In Paris, a Metro station is never more than 500m away and the 117 year old subway system is one of the densest in the world.
However, there is an issue with connectivity between the city suburbs that means passengers have to travel into the centre and back out again to get to a neighbouring district using the Metro. The Grand Paris Express (GPE) is designed to solve that problem and increase capacity on a network used by more than 1.5bn passengers a year.
The GPE, led by French government agency Société du Grand Paris (SGP), is overtaking Crossrail as the largest transport infrastructure project in Europe. With 200km of lines and 68 new stations it will double the size of the French capital’s existing subway system. It is estimated that the commercial speed of the automated trains will be 60km/h, with maximum speeds of more than 100km/h, and a scheduled frequency of one train every two to three minutes.
It will enable passengers to travel around the Île-de-France – the greater Paris metropolitan area – without going through the centre, alleviating pressures on the roads and main line rail routes in the suburbs, but also let them reach their destinations faster and more easily.
It is also thought to be the first infrastructure project of this scale intending to use building information modelling (BIM) from start to finish. While Crossrail in the UK made great strides to be fully BIM compliant mid-project, much of the concept and early design and buildability work was done before UK government mandated the use of BIM, or indeed before industry began to view it as a crucial tool for infrastructure delivery.

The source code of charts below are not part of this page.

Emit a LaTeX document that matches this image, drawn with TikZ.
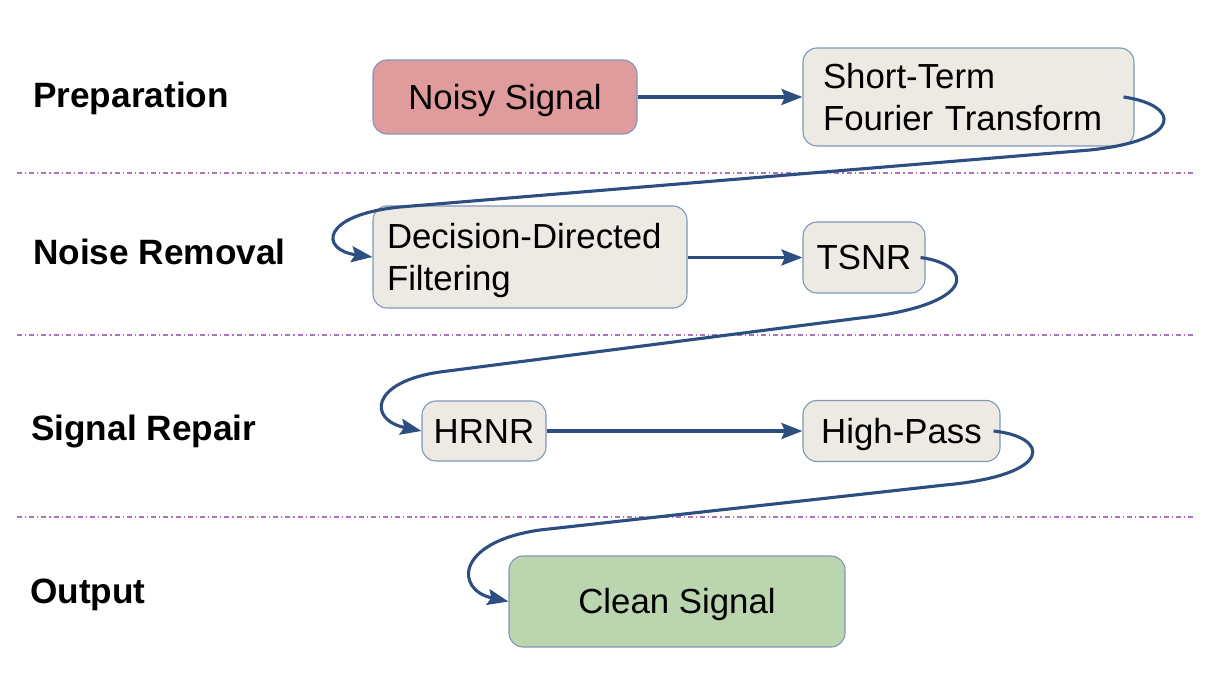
\documentclass[tikz,border=0pt]{standalone}
\usepackage{fontspec}
\setmainfont{Liberation Sans}
\usetikzlibrary{arrows.meta,calc}
\definecolor{edgeblue}{HTML}{2C4E80}
\definecolor{boxborder}{HTML}{8097B8}
\definecolor{boxfill}{HTML}{ECEAE2}
\definecolor{redfill}{HTML}{E09C9C}
\definecolor{greenfill}{HTML}{BBD6AE}
\definecolor{sep}{HTML}{A974BB}
\tikzset{
  stage/.style={anchor=base west, font=\fontsize{35.2}{42}\selectfont\bfseries, inner sep=0pt},
  proc/.style={draw=boxborder, line width=1.1pt, fill=boxfill, rounded corners=14pt,
    inner sep=0pt, font=\fontsize{34.8}{42}\selectfont, text height=24.9pt, text depth=0pt},
  twoline/.style={align=left, text height=24.9pt, text depth=42pt},
  flow/.style={draw=edgeblue, line width=3.1pt, -{Stealth[length=21pt,width=16pt,inset=3.5pt]}},
  sepline/.style={draw=sep, line width=1.1pt, dash pattern=on 5pt off 3pt on 1.2pt off 3pt}
}
\begin{document}
\begin{tikzpicture}[x=1pt,y=-1pt]
\useasboundingbox (0,0) rectangle (1208,676);
% separators
\draw[sepline] (17,173) -- (1195,173);
\draw[sepline] (17,335) -- (1195,335);
\draw[sepline] (17,517) -- (1195,517);
% stage labels
\node[stage] (lprep) at (33,107.5) {Preparation};
\node[stage] (lnoise) at (33,265) {Noise Removal};
\node[stage] (lrepair) at (31,440) {Signal Repair};
\node[stage] (lout) at (30,603) {Output};
% process nodes
\node[proc, fill=redfill, minimum width=264pt, minimum height=74pt] (noisy) at (505,97) {Noisy Signal};
\node[proc, twoline, inner xsep=20pt, text width=291pt, minimum height=98pt] (stft) at (968.5,97) {Short-Term\\Fourier Transform};
\node[proc, twoline, inner xsep=14pt, text width=286pt, minimum height=102pt] (ddf) at (530,257) {Decision-Directed\\Filtering};
\node[proc, minimum width=122pt, minimum height=71pt] (tsnr) at (864,257.5) {TSNR};
\node[proc, minimum width=124pt, minimum height=60pt] (hrnr) at (484,431) {HRNR};
\node[proc, minimum width=197pt, minimum height=61pt] (hp) at (901.5,431) {High-Pass};
\node[proc, fill=greenfill, minimum width=336pt, minimum height=91pt] (clean) at (677,601.5) {Clean Signal};
% connectors
\draw[flow] (noisy.east) -- (stft.west |- noisy.east);
\draw[flow] ($(stft.east)+(-11,0)$) .. controls (1180,105) and (1185,140) .. (1090,150)
  -- (400,207) .. controls (320,215) and (320,250) .. (ddf.west);
\draw[flow] (ddf.east |- tsnr.west) -- (tsnr.west);
\draw[flow] ($(tsnr.east)+(-5,0)$) .. controls (975,265) and (978,305) .. (860,318)
  -- (440,372) .. controls (370,382) and (368,420) .. (hrnr.west);
\draw[flow] (hrnr.east) -- (hp.west);
\draw[flow] ($(hp.east)+(-7,0)$) .. controls (1050,437) and (1055,475) .. (945,485)
  -- (540,530) .. controls (455,542) and (455,590) .. (clean.west);
\end{tikzpicture}
\end{document}
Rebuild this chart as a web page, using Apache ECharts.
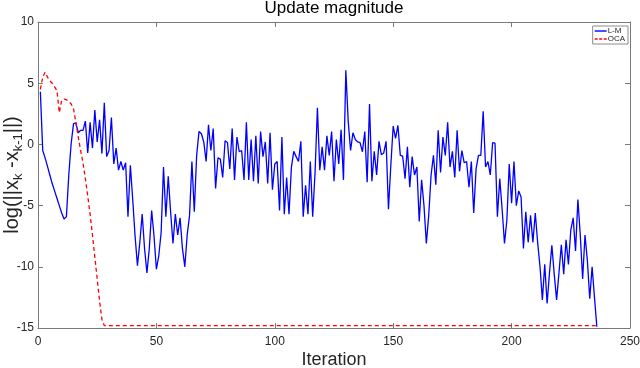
<!DOCTYPE html>
<html>
<head>
<meta charset="utf-8">
<title>Update magnitude</title>
<script src="https://cdn.jsdelivr.net/npm/echarts@6/dist/echarts.min.js"></script>
<style>
  html, body { margin: 0; padding: 0; background: #fff; }
  #main { width: 640px; height: 368px; }
</style>
</head>
<body>
<div id="main"></div>
<script>
// L-M：每次迭代的更新量（对数），迭代 1..236
var lmValues = [
  4.3, -0.5, -1.1, -1.8, -2.5, -3.2, -3.8, -4.4, -5.0, -5.6,
  -6.1, -5.9, -2.5, 0.05, 1.7, 1.75, 0.95, 1.15, 1.15, 1.9,
  -0.7, 1.8, -0.3, 2.8, 0.2, 2.0, -0.75, 3.4, -1.0, -0.5,
  2.2, -1.6, -0.3, -2.1, -1.4, -2.1, -1.5, -5.9, -1.7, -4.5,
  -7.5, -9.9, -8.0, -5.7, -8.5, -10.5, -8.5, -5.4, -7.5, -10.2,
  -9.1, -7.2, -1.85, -5.9, -2.6, -5.5, -8.1, -5.7, -7.4, -6.0,
  -8.5, -10.0, -7.4, -5.8, -1.4, -5.5, -0.9, 1.06, 0.87, 0.2,
  -1.4, 1.6, -0.5, 1.3, -3.6, -1.1, -1.2, -2.7, 0.3, 0.15,
  -2.0, 1.3, -2.9, 0.6, -0.6, -0.5, -2.9, 1.8, -2.9, 0.4,
  -3.0, 0.7, -3.2, 1.05, -1.0, 0.2, -3.2, 0.95, -3.7, -1.6,
  -1.4, -5.4, 0.6, -5.7, -2.7, -5.7, -1.9, -0.57, -1.0, -1.4,
  0.25, -5.9, -3.35, -5.7, -1.4, -5.9, -2.3, 3.0, -2.1, -0.2,
  -2.1, 0.7, -0.9, 1.05, -3.0, 0.4, -1.6, 1.2, -2.9, 6.05,
  1.9, -0.5, 0.95, 0.4, 0.2, 0.15, -0.6, 1.05, -3.1, 3.3,
  -3.0, -0.57, -2.5, 0.25, -0.84, -0.7, 0.25, -5.3, -1.7, 1.5,
  0.5, 1.55, -0.9, -0.95, -2.8, -0.2, -3.5, -1.0, -2.5, -1.85,
  -6.3, -2.9, -5.0, -8.1, -5.8, -2.5, -0.9, -3.3, 1.15, -2.3,
  0.6, -0.9, 1.8, -1.85, -0.57, -2.7, 1.15, -2.2, -0.5, -1.5,
  -1.4, -3.5, -1.4, -5.6, -2.0, -0.9, -0.9, 2.7, -1.85, -1.4,
  -2.5, 0.15, 0.1, -5.9, -2.8, -5.3, -8.1, -6.2, -1.6, -4.8,
  -1.4, -5.0, -3.8, -4.3, -8.5, -5.5, -8.0, -5.8, -8.0, -5.6,
  -8.0, -10.0, -12.7, -9.8, -13.0, -10.5, -8.25, -10.6, -12.7, -10.5,
  -8.2, -10.6, -7.8, -9.8, -7.0, -6.0, -8.7, -4.5, -7.4, -11.0,
  -7.4, -9.5, -12.6, -10.0, -12.5, -14.9
];

// OCA：前 28 次迭代后保持在下限，直到最后一次迭代
var ocaIter = [1, 2, 3, 4, 5, 6, 7, 8, 9, 10, 11, 12, 13, 14, 15, 16, 17, 18, 19, 20,
  21, 22, 23, 24, 25, 26, 27, 28, 236];
var ocaValues = [4.5, 5.5, 5.9, 5.5, 5.2, 5.0, 4.7, 4.4, 2.6, 3.6, 3.7, 3.65, 3.5, 3.3, 2.9, 1.8,
  0.6, -0.5, -1.5, -2.8, -4.2, -5.7, -7.4, -9.2, -11.0, -12.8, -14.3, -14.8, -14.8];

// 坐标轴刻度
var xTicks = [0, 50, 100, 150, 200, 250];
var yTicks = [-15, -10, -5, 0, 5, 10];

var seriesNames = ["L-M", "OCA"];

var fontFamily = "'Liberation Sans', Arial, Helvetica, sans-serif";
var boxColor = "#7a7a7a";
var labelColor = "#262626";

var lmData = lmValues.map(function (v, i) {
  return [i + 1, v];
});
var ocaData = ocaValues.map(function (v, i) {
  return [ocaIter[i], v];
});

var chart = echarts.init(document.getElementById("main"), null, { renderer: "canvas" });

// 四边框线 + 内向刻度（MATLAB 风格）
function makeAxis(ticks, position, showLabel) {
  return {
    type: "value",
    position: position,
    min: ticks[0],
    max: ticks[ticks.length - 1],
    interval: ticks[1] - ticks[0],
    axisLine: { show: true, onZero: false, lineStyle: { color: boxColor, width: 1 } },
    axisTick: { show: true, inside: true, length: 5, lineStyle: { color: boxColor } },
    axisLabel: {
      show: showLabel,
      color: labelColor,
      fontSize: 12,
      fontFamily: fontFamily,
    },
    splitLine: { show: false },
  };
}

var xBottom = makeAxis(xTicks, "bottom", true);
xBottom.axisLabel.margin = 8;
xBottom.name = "Iteration";
xBottom.nameLocation = "middle";
xBottom.nameGap = 23;
xBottom.nameMoveOverlap = false;
xBottom.nameTextStyle = { fontSize: 18, color: labelColor, fontFamily: fontFamily };

var yLeft = makeAxis(yTicks, "left", true);
yLeft.axisLabel.margin = 4;
yLeft.name = "{a|log(||x}{b|k}{a| -x}{b|k-1}{a|||)}";
yLeft.nameLocation = "middle";
yLeft.nameGap = 13;
yLeft.nameMoveOverlap = false;
yLeft.nameTextStyle = {
  color: labelColor,
  fontFamily: fontFamily,
  rich: {
    a: { fontSize: 20, lineHeight: 25, color: labelColor, fontFamily: fontFamily },
    b: { fontSize: 13, lineHeight: 13, verticalAlign: "bottom", color: labelColor, fontFamily: fontFamily },
  },
};

var option = {
  animation: false,
  backgroundColor: "#ffffff",
  title: {
    text: "Update magnitude",
    left: 334,
    textAlign: "center",
    top: 0,
    padding: 0,
    textStyle: { fontSize: 17, fontWeight: "normal", color: "#000", fontFamily: fontFamily },
  },
  grid: { left: 38, right: 10, top: 22, bottom: 40, containLabel: false, outerBoundsMode: "none" },
  legend: {
    // 图例图标：实线 / 虚线
    data: [
      { name: seriesNames[0], icon: "path://M0,0h12v1h-12z" },
      { name: seriesNames[1], icon: "path://M0,0h3v1h-3zM4.5,0h3v1h-3zM9,0h3v1h-3z" },
    ],
    orient: "vertical",
    right: 12,
    top: 26,
    padding: [1, 3, 1, 2],
    itemGap: 0,
    itemWidth: 12,
    itemHeight: 1.4,
    symbolKeepAspect: false,
    backgroundColor: "#fff",
    borderColor: "#8c8c8c",
    borderWidth: 1,
    borderRadius: 0,
    textStyle: { fontSize: 8, lineHeight: 8, color: labelColor, fontFamily: fontFamily, padding: [0, 0, 0, -4] },
  },
  xAxis: [xBottom, makeAxis(xTicks, "top", false)],
  yAxis: [yLeft, makeAxis(yTicks, "right", false)],
  series: [
    {
      name: "L-M",
      type: "line",
      data: lmData,
      symbol: "none",
      color: "#0000ff",
      lineStyle: { color: "#0000ff", width: 1.3 },
    },
    {
      name: "OCA",
      type: "line",
      data: ocaData,
      symbol: "none",
      color: "#ff0000",
      lineStyle: { color: "#ff0000", width: 1.3, type: [4, 3] },
    },
  ],
};

chart.setOption(option);
</script>
</body>
</html>
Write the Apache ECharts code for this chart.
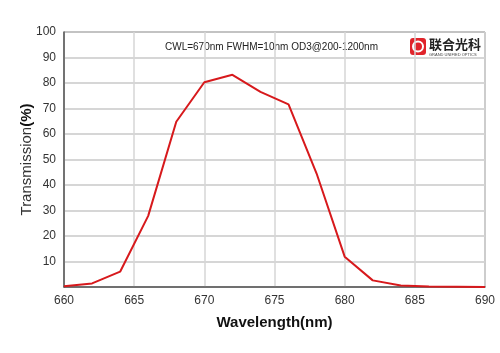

A huge 3D model has been created using information from all the firms involved. Firms working on the project explained the role of BIM to delegates at Autodesk’s Rail Summit in Paris.
The purpose of these BIM processes is to increase the confidence of the various business specialists in the information provided
Systems contractor Egis was awarded the BIM d’Or award by French construction magazine Le Moniteur this year for its work on the scheme’s Line 16, a key strategic route which will link Saint-Denis Pleyel, a deprived area on the northern edge of the city where the site for the 2024 Olympics will be centred, and Noisy-Champs to the west. Last month Paris officially won its bid to host the 2024 Olympics, bolstering plans for the transformation of the area.
Information management challenge
Egis BIM manager Vincent Keller says one of the key challenges in constructing the route, which is 29km long and will have nine stations, will involve managing large volumes of information and delivering the scheme in time for the unmoving deadlines associated with the Olympics.
Using BIM allowed Egis to merge the design of the stations, ancillary works and tunnels on line 16 and collaborate easily with partners by showing it the digital 3D model. They said the “purpose of these BIM processes is to increase the confidence of the various business specialists in the information provided to enable them to complete its design.”
Keller says: “Building a new metro line is a great challenge, especially when there is an urban environment to deal with at the same time, many things will change, so the first thing to do is to manage the huge quantities of information during all the phases of the projects.
“The second challenge is to optimise the design of infrastructure and for the transport system. That’s why extending BIM and putting our infrastructure onto system facilities is clearly a way to improve and control processes.
“The other challenge is to build the line in time to be ready for the Olympic Games. We have to resolve difficulties and process interfaces with multiple disciplines.”
The BIM model and the data gathered will be useful in the construction phase, Keller adds, but it can also be used for operation and management when the project is complete.
Four new lines will be created and existing lines 11 and 14 will be extended and connect the new network to the metro. As well as connecting the residential areas, the GPE will serve the city’s two airports, Orly and Charles-de-Gaulle, and the business district La Défense. The routes will be opened in stages and the whole project is expected to be complete by 2030.
BIM allows us to see the project through the driver’s eyes so signals are never obstructed by construction work
Sylvie Cassan, Systra
SNCF, France’s national rail company, is transforming the suburban Saint-Cloud station to connect to the Grand Paris metro station in its first ever BIM project. SNCF’s deputy director of the Paris area’s studies department Valerie Bourgoin told the conference that SNCF plans to use BIM in projects in future as it “allows us to save time and respond to change”.
Engineering firm Systra is another key player in the scheme and is responsible for providing technical assistance for systems for the whole of the Grand Paris Red Line, including systems integration, performance and coherences, supervising project management of rolling stock and automatic train operations.
After deciding to implement BIM for the first time in 2012, all of Systra’s stations, structures and mechanical, electrical and plumbing systems have been designed with BIM.
Systra France’s head of BIM deployment and development Sylvie Cassan, says her company discovered the benefits of using 3D modelling, which included “optimisation of underground stations, visualisation of each station, the better understanding of the project”.
She added: “It allows us to see the project through the train driver’s eyes, so signals are never obstructed by construction work…it makes the work easier and allows us to embrace the infrastructure project.”